The PressTV report gestured toward figures recently released by the International Energy Agency (IEA), which calculated that Iran’s February oil exports had hit a 20-month high and were far in excess of the levels set by the JPA’s “sanctions cap.”
Meanwhile a separate PressTV article bragged that private Indian refiner Essar Oil – which it described as “Iran’s top Indian client” – had “imported six times more crude oil from the Islamic Republic in March 2014 compared to March 2013.” The outlet noted that the amount was “the highest monthly shipment since at least January 2011.”
Reuters had already reported by the end of March that Iran was expected to exceed the sanctions cap for the fifth straight month. The White House has insisted that it would continue to enforce remaining sanctions on Iran in order to preserve Western leverage in the context of ongoing nuclear talks. Administration officials have brushed off Tehran’s sanctions-busting energy exports by declaring that they expect the flow of Iranian oil to dramatically decrease in the coming months, such that by the end of the JPA’s six-month period the average amount of exported oil will have fallen within permitted levels.
It is not clear what the administration will do if Iran continues behaving exactly as it is behaving. February – the fourth month in a row that Iran had busted through the sanctions limits – had already seen analysts calling for the administration to take action on the issue.
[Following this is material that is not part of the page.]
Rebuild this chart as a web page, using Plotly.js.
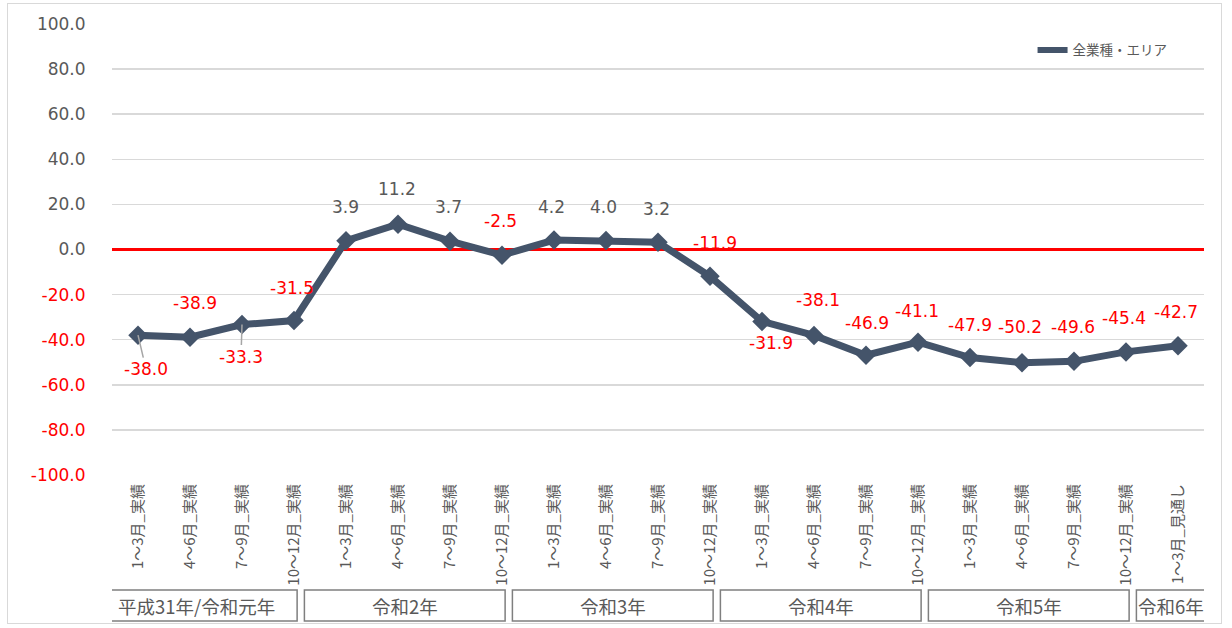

Nat Kern, head of the Washington-based energy consulting firm Foreign Reports, speaking to the Washington Post, warned about the pattern:
“The numbers should be a red flag for the administration,” said Nat Kern, who heads Foreign Reports. “What is the U.S. going to do at the end of May if Iran has punched such a deep hole through the core sanctions on oil? The horse would be out of the barn.”